This is the code snippet (it's a first draft, so I'd ask you to excuse the rough-around-the-edges shape. It operates on a struct foo, which is a record (key-value pair) of rectypesize.

void csortr(foo* A, const size_t n, const int d) { // Array of foos of size n, sort by the dth char
    int count[95] = { 0 }; // Range of values guaranteed to be 95

    for (register int i = 0; i < n; ++i) {
        ++(count[index(A[i].key[d])]); // The index function gets the index for a char (independently tested. Correct)
    }

    for (register int i = 1; i < 95; ++i) {
        count[i] += count[i - 1];
    }

    foo* T = (foo*) malloc(n * rectypesize);
    memcpy(T, A, n * rectypesize);

    // This part is where I think the problem most likely is
    for (register int i = 0; i < n; ++i) {
        memcpy(&A[count[index(T[i].key[d])]], &T[i], rectypesize);
    }

    free(T);
}

The implementation is counting sort on a struct foo (of rectypesize). I know that munmap_chunk(): invalid pointer indicates a pointer being modified somewhere, but it isn't immediately apparent where.
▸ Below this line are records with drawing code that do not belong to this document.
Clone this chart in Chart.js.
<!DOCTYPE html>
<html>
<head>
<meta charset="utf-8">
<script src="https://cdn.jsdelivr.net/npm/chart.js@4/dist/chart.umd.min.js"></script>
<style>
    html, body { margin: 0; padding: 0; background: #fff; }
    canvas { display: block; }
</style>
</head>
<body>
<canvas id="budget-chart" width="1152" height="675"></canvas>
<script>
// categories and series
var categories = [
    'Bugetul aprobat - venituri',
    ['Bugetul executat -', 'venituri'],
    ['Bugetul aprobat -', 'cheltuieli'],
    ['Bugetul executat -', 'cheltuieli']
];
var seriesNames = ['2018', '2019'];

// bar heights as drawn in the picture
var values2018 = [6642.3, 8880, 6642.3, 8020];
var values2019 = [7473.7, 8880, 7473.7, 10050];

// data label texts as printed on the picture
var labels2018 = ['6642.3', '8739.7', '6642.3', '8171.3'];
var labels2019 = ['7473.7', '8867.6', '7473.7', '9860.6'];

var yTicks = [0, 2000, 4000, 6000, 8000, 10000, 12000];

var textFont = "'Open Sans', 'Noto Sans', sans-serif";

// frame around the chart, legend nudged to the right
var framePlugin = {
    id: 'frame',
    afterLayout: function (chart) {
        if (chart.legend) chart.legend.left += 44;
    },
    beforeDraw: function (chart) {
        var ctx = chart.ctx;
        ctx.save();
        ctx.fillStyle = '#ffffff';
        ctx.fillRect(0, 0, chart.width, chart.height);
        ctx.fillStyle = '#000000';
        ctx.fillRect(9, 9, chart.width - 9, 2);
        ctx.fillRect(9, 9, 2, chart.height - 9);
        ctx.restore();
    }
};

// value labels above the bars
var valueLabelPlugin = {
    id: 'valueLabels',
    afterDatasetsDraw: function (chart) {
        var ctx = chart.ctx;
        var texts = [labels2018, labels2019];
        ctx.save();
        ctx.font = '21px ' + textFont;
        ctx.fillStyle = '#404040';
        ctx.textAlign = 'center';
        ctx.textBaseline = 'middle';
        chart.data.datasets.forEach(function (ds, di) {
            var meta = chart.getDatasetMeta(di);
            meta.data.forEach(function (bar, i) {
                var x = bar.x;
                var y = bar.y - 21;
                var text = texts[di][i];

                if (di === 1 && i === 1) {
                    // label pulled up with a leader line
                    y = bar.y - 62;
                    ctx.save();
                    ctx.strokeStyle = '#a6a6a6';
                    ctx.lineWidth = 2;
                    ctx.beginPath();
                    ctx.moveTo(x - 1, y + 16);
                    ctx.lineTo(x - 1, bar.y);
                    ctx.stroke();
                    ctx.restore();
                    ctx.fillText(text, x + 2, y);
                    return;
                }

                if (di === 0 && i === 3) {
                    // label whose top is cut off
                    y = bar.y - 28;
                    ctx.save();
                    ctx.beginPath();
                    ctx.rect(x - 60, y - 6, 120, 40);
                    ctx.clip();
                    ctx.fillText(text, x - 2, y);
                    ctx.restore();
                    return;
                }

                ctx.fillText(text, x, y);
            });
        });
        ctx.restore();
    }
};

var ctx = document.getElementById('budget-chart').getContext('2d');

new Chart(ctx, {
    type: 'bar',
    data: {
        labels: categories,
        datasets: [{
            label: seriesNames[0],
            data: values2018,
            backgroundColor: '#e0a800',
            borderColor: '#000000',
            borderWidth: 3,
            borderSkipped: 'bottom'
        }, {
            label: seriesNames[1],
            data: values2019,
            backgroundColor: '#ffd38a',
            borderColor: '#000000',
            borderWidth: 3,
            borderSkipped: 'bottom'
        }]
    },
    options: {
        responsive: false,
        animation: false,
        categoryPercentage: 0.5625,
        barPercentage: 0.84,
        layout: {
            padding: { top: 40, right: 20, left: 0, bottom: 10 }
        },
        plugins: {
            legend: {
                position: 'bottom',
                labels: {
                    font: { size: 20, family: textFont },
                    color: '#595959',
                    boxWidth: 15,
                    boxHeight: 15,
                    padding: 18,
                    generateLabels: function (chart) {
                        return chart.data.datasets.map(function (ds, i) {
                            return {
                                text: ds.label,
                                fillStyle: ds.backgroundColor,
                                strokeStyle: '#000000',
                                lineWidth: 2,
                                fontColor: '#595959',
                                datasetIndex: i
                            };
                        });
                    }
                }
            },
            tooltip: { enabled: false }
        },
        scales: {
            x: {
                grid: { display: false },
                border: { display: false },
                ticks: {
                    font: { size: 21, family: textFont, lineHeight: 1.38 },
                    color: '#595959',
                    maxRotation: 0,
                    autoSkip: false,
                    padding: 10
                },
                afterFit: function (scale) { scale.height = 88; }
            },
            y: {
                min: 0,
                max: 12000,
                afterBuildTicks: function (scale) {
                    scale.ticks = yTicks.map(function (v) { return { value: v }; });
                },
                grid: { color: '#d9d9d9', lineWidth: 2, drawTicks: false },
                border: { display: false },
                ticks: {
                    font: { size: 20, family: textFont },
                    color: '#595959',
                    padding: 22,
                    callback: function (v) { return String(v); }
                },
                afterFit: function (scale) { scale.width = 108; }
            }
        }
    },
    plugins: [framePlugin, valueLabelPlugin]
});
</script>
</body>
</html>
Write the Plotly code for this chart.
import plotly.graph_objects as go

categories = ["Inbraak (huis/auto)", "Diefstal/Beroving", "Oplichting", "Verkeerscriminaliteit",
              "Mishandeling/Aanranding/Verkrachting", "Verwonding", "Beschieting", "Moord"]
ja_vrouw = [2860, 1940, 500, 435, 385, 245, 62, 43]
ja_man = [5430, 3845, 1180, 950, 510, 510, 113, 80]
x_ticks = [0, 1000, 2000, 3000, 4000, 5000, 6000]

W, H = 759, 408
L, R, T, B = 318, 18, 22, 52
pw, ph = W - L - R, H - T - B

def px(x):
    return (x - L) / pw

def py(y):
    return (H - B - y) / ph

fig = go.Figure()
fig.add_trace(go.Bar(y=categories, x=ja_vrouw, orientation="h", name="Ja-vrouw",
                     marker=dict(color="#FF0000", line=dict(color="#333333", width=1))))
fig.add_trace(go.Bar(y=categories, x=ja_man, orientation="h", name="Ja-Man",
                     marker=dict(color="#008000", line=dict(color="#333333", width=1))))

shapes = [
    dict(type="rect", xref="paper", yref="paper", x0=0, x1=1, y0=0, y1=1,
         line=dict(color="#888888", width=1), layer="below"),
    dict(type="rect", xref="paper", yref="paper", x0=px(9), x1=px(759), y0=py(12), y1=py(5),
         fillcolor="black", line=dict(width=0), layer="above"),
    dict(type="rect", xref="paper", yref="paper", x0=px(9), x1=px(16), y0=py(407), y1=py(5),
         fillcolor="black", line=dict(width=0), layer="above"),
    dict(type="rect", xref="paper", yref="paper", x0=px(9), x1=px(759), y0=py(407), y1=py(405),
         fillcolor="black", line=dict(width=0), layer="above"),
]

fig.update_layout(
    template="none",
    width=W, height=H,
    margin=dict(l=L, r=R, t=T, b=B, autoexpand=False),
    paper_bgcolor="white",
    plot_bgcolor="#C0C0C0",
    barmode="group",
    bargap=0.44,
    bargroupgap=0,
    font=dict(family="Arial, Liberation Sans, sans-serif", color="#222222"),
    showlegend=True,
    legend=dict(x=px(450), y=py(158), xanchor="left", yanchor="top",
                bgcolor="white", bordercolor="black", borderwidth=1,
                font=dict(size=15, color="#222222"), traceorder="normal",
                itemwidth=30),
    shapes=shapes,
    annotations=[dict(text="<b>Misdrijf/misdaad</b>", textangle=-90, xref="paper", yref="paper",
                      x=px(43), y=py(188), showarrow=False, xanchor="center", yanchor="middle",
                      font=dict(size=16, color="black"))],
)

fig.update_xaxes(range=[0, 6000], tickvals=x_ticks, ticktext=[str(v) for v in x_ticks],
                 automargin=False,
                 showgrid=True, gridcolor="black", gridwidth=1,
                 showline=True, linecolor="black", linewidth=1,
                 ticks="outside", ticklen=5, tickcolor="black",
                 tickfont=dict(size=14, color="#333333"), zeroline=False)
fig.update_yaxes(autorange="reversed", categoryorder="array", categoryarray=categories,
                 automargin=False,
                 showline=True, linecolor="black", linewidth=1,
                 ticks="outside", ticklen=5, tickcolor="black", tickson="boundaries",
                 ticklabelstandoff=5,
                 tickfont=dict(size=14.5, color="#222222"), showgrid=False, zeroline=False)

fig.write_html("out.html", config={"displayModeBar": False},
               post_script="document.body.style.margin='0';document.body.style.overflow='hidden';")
This is called from within

void rsortr(foo* A, const size_t n) {
    // Iterate from the 'least significant' to the 'most significant' 'digit'
    for (register int i = KEYLEN - 1; i > -1; --i) {
        csortr(A, n, i);
    }
}

which is just a function call in main as:

rsortr(data, len); // data of type foo*, len a size

The index function is

short index(const char c) {
  return (short) (c - ' '); // Problem domain info: Min c = ' '; Max c = '~' => this is 0..94. Hence the 95s elsewhere
}

The struct foo is

typedef struct {
    char key[KEYLEN + 1]; // These sizes are not a part of the problem
    char value[VALLEN + 1];
} foo;

rectypesize is the constant sizeof(foo)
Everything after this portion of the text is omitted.